Job
Exactly repeat the material, dropping only the pictures.

Data section
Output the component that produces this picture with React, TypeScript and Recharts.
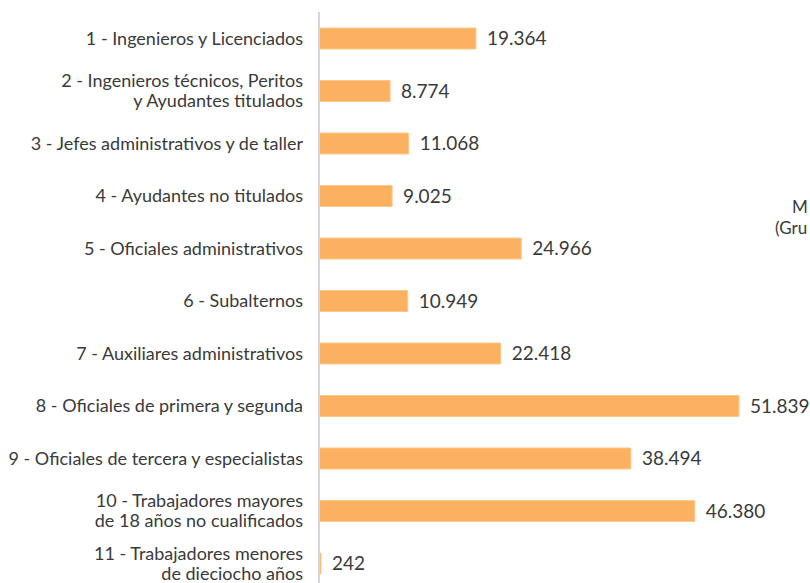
import React from "react";
import { BarChart, Bar, XAxis, YAxis, LabelList } from "recharts";

const categories: string[] = [
  "1 - Ingenieros y Licenciados",
  "2 - Ingenieros técnicos, Peritos|y Ayudantes titulados",
  "3 - Jefes administrativos y de taller",
  "4 - Ayudantes no titulados",
  "5 - Oficiales administrativos",
  "6 - Subalternos",
  "7 - Auxiliares administrativos",
  "8 - Oficiales de primera y segunda",
  "9 - Oficiales de tercera y especialistas",
  "10 - Trabajadores mayores|de 18 años no cualificados",
  "11 - Trabajadores menores|de dieciocho años",
];

const values: number[] = [19364, 8774, 11068, 9025, 24966, 10949, 22418, 51839, 38494, 46380, 242];

const sideTitle: string[] = ["M", "(Gru"];

const data = categories.map((c, i) => ({ name: c, value: values[i] }));

const FONT = "Lato, 'Open Sans', sans-serif";
const TEXT = "#3a3a3a";

const fmt = (v: number) => v.toLocaleString("de-DE");

const CatTick = (props: any) => {
  const { x, y, payload } = props;
  const lines: string[] = String(payload.value).split("|");
  const lh = 20;
  const start = y - ((lines.length - 1) * lh) / 2;
  return (
    <text
      x={x - 16}
      y={start}
      textAnchor="end"
      fontFamily={FONT}
      fontSize={18}
      fill={TEXT}
    >
      {lines.map((l, i) => (
        <tspan key={i} x={x - 16} y={start + i * lh} dy="0.35em">
          {l}
        </tspan>
      ))}
    </text>
  );
};

export default function App() {
  return (
    <div
      style={{
        position: "absolute",
        left: 0,
        top: 0,
        width: 810,
        height: 583,
        overflow: "hidden",
        background: "#fff",
      }}
    >
      <BarChart
        width={810}
        height={595}
        data={data}
        layout="vertical"
        margin={{ top: 12, right: 0, bottom: 5.5, left: 0 }}
        barSize={21}
      >
        <XAxis type="number" hide domain={[0, 60600]} />
        <YAxis
          type="category"
          dataKey="name"
          width={319}
          tickLine={false}
          tickSize={0}
          tickMargin={0}
          axisLine={{ stroke: "#d4d4dc", strokeWidth: 2 }}
          tick={<CatTick />}
          interval={0}
        />
        <Bar
          dataKey="value"
          fill="#fbb160"
          stroke="#fcc88c"
          strokeWidth={1}
          isAnimationActive={false}
        >
          <LabelList
            dataKey="value"
            position="right"
            offset={11}
            formatter={(v: any) => fmt(Number(v))}
            style={{ fontFamily: FONT, fontSize: 19, fill: TEXT }}
          />
        </Bar>
      </BarChart>
      <svg
        width={810}
        height={583}
        style={{ position: "absolute", left: 0, top: 0, pointerEvents: "none" }}
      >
        <text x={792} y={213} fontFamily={FONT} fontSize={17} fill={TEXT}>
          {sideTitle[0]}
        </text>
        <text x={775} y={234} fontFamily={FONT} fontSize={17} fill={TEXT}>
          {sideTitle[1]}
        </text>
      </svg>
    </div>
  );
}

Output for this exercise
Output the component that produces this picture with React, TypeScript and Recharts.
import React from "react";
import { BarChart, Bar, XAxis, YAxis, LabelList } from "recharts";

const categories: string[] = [
  "1 - Ingenieros y Licenciados",
  "2 - Ingenieros técnicos, Peritos|y Ayudantes titulados",
  "3 - Jefes administrativos y de taller",
  "4 - Ayudantes no titulados",
  "5 - Oficiales administrativos",
  "6 - Subalternos",
  "7 - Auxiliares administrativos",
  "8 - Oficiales de primera y segunda",
  "9 - Oficiales de tercera y especialistas",
  "10 - Trabajadores mayores|de 18 años no cualificados",
  "11 - Trabajadores menores|de dieciocho años",
];

const values: number[] = [19364, 8774, 11068, 9025, 24966, 10949, 22418, 51839, 38494, 46380, 242];

const sideTitle: string[] = ["M", "(Gru"];

const data = categories.map((c, i) => ({ name: c, value: values[i] }));

const FONT = "Lato, 'Open Sans', sans-serif";
const TEXT = "#3a3a3a";

const fmt = (v: number) => v.toLocaleString("de-DE");

const CatTick = (props: any) => {
  const { x, y, payload } = props;
  const lines: string[] = String(payload.value).split("|");
  const lh = 20;
  const start = y - ((lines.length - 1) * lh) / 2;
  return (
    <text
      x={x - 16}
      y={start}
      textAnchor="end"
      fontFamily={FONT}
      fontSize={18}
      fill={TEXT}
    >
      {lines.map((l, i) => (
        <tspan key={i} x={x - 16} y={start + i * lh} dy="0.35em">
          {l}
        </tspan>
      ))}
    </text>
  );
};

export default function App() {
  return (
    <div
      style={{
        position: "absolute",
        left: 0,
        top: 0,
        width: 810,
        height: 583,
        overflow: "hidden",
        background: "#fff",
      }}
    >
      <BarChart
        width={810}
        height={595}
        data={data}
        layout="vertical"
        margin={{ top: 12, right: 0, bottom: 5.5, left: 0 }}
        barSize={21}
      >
        <XAxis type="number" hide domain={[0, 60600]} />
        <YAxis
          type="category"
          dataKey="name"
          width={319}
          tickLine={false}
          tickSize={0}
          tickMargin={0}
          axisLine={{ stroke: "#d4d4dc", strokeWidth: 2 }}
          tick={<CatTick />}
          interval={0}
        />
        <Bar
          dataKey="value"
          fill="#fbb160"
          stroke="#fcc88c"
          strokeWidth={1}
          isAnimationActive={false}
        >
          <LabelList
            dataKey="value"
            position="right"
            offset={11}
            formatter={(v: any) => fmt(Number(v))}
            style={{ fontFamily: FONT, fontSize: 19, fill: TEXT }}
          />
        </Bar>
      </BarChart>
      <svg
        width={810}
        height={583}
        style={{ position: "absolute", left: 0, top: 0, pointerEvents: "none" }}
      >
        <text x={792} y={213} fontFamily={FONT} fontSize={17} fill={TEXT}>
          {sideTitle[0]}
        </text>
        <text x={775} y={234} fontFamily={FONT} fontSize={17} fill={TEXT}>
          {sideTitle[1]}
        </text>
      </svg>
    </div>
  );
}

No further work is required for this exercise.